CEPF's current investment in the Caribbean Islands Biodiversity Hotspot is guided by the following strategic directions as outlined in the 2019 ecosystem profile.

  1. Improve the protection and management of 33 priority sites for long-term sustainability.
     
    • 1.1 Strengthen the legal protection of priority sites.
    •  
    • 1.2 Prepare and implement participatory management plans that support broad stakeholder collaboration.
    •  
    • 1.3 Assess climate change impacts and integrate climate change adaptation into management plans and their implementation responses to protect ecosystem functions and build resilience.

      1.4 Eradicate, control or prevent further spread of invasive plants and animals that are affecting globally threatened species populations at priority sites.
       
    • 1.5. Update the Key Biodiversity Area analysis to fill critical conservation planning data gaps in Haiti.
       
  2. Increase landscape-level connectivity and ecosystem resilience in seven priority corridors.
     
    • 2.1 Prepare and support implementation of participatory local and corridor-scale land-use and watershed management plans to guide future development and conservation efforts.
       
    • 2.2 Support sustainable livelihoods in agriculture, fisheries, forestry, and nature tourism that enhance ecosystem resilience and landscape-level connectivity and deliver gender-equitable benefits, in order to maintain the functionality of priority sites.
       
    • 2.3 Promote the adoption and scaling up of conservation best practices in those enterprises compatible with conservation to promote connectivity and ecosystem services in the corridors.
       
  3. Safeguard priority Critically Endangered and Endangered species.
     
    • 3.1 Prepare and implement conservation actions plans for priority Critically Endangered and Endangered species
       
    • 3.2 Identify climate impacts and develop and implement management plans in response to climate change impacts on priority Critically Endangered and Endangered species. 

    • 3.3 Support assessments of high priority plant families to update national lists and the IUCN Red List of Threatened Species and develop conservation action plans.
       
  4. Improve the enabling conditions for biodiversity conservation in countries with CEPF priority sites.
     
    • 4.1 Support the role of civil society organizations in policy dialogue and advocacy focused on government policies and practices that impact priority sites.

      4.2 Mainstream biodiversity conservation and ecosystem service values into development policies, projects, and plans by government and the private sector, with a focus on addressing major threats such as unsustainable agriculture, mining, tourism, and infrastructure development.

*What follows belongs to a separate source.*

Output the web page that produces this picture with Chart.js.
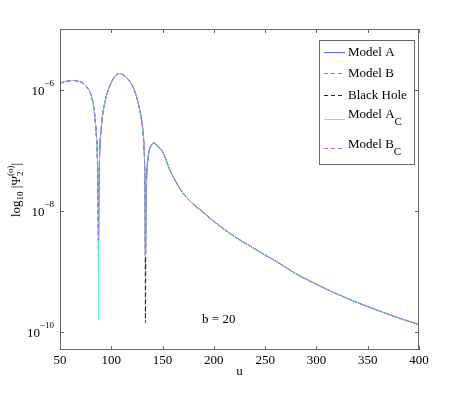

    • 4.3 Establish and strengthen sustainable financing mechanisms.

      4.4 Build stakeholder and constituency support for the conservation of priority sites and priority globally threatened species through targeted communication and information dissemination.
       
  5. Support Caribbean civil society to conserve biodiversity by building local, national and regional institutional capacity and fostering stakeholder collaboration.
     
    • 5.1 Strengthen civil society organizations’ technical knowledge and skills to implement practical, applied biodiversity conservation actions through short-term training in topics that will advance implementation of projects that support CEPF priorities, based on a civil society organization training assessment and strategy.

      5.2 Strengthen the administrative, financial, fundraising and project management capacity of strategic CEPF civil society partners to implement biodiversity conservation programs and activities.

      5.3 Support local, national and regional information exchange, networking, mentorship and coalition building among civil society organizations.
       
  6. Provide strategic leadership and effective coordination of CEPF investment through a regional implementation team.

    • 6.1 Build a broad constituency of civil society groups working across institutional and political boundaries to strengthen the communication capacity of local civil society organizations in support of their mission and to build public awareness on the importance of conservation outcomes.